Si recuperáramos sus primeros discos, sus primeros recitales y llegásemos a sus últimos trabajos, escucharíamos cómo se fue alejando de las ataduras que le proporcionaba la guitarra, nuevos recursos fueron apareciendo y así las fronteras de la canción cedían, mero hangar hacia otro territorio, más etéreo, en todo caso: inaprensible. “Donde suene mi voz, ahí es donde estoy”, “estuve, estoy, estamos, estaré”, “sigo cuidándote de lejos”, “lo que hace bien se impone a iluminar”, son versos que ahora suenan con otro color y vienen a reparar la pérdida. Allí está su voz, nuestras fotografías, sus libros, su dicción, almacenados en un tiempo pasado que quiere seguir habitando el presente y el futuro. Gabo arriesgó su vida en el canto, puso todo de sí en su voz, una voz que derrumbaba todo a su paso, sismo hermoso, catástrofe inesperada pero necesaria, se dio, se convidó en ella, por ella.

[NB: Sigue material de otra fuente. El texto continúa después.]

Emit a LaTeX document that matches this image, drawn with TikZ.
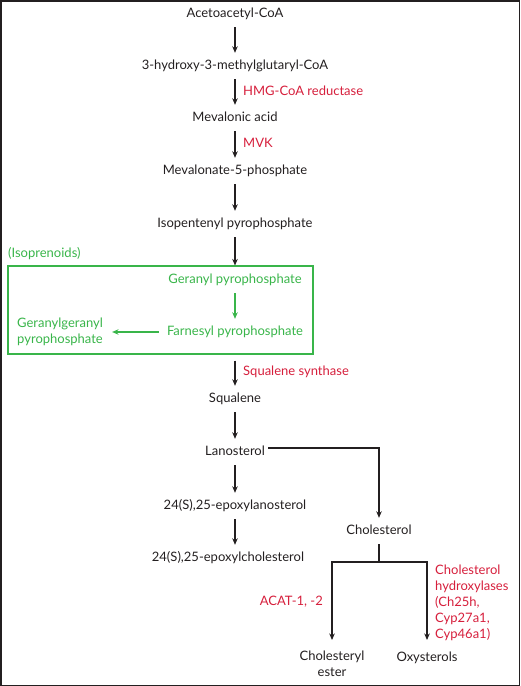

Gabo trabajó en solitario y en colaboraciones por partes iguales, en la música, en las artes escénicas, en la producción textual. De la oscuridad, sacaba luz; de la luz, oscuridad. Le interesaba el pasado, poder modificar el pasado desde el presente, porque el pasado tiene un efecto sobre nosotros. Quería arar el campo, desembalar la memoria. Entretenerse allí, trabajar en él, por él, interesarse y cuidarlo. Fue un médium que trajo, a estas tres dimensiones, lo que sucede más allá de ellas. “Cuando canto, no estoy”, solía repetir. Ahora, que la voz es ausencia, pero no falta, nos toca emprender esa misma tarea, porque aun cuando no cante, estará. Y mientras, como escribió Ivana Romero, “nos venís a visitar en sueños para avisarnos que no hay fin, que lo bello no empieza ni termina: sólo acontece”.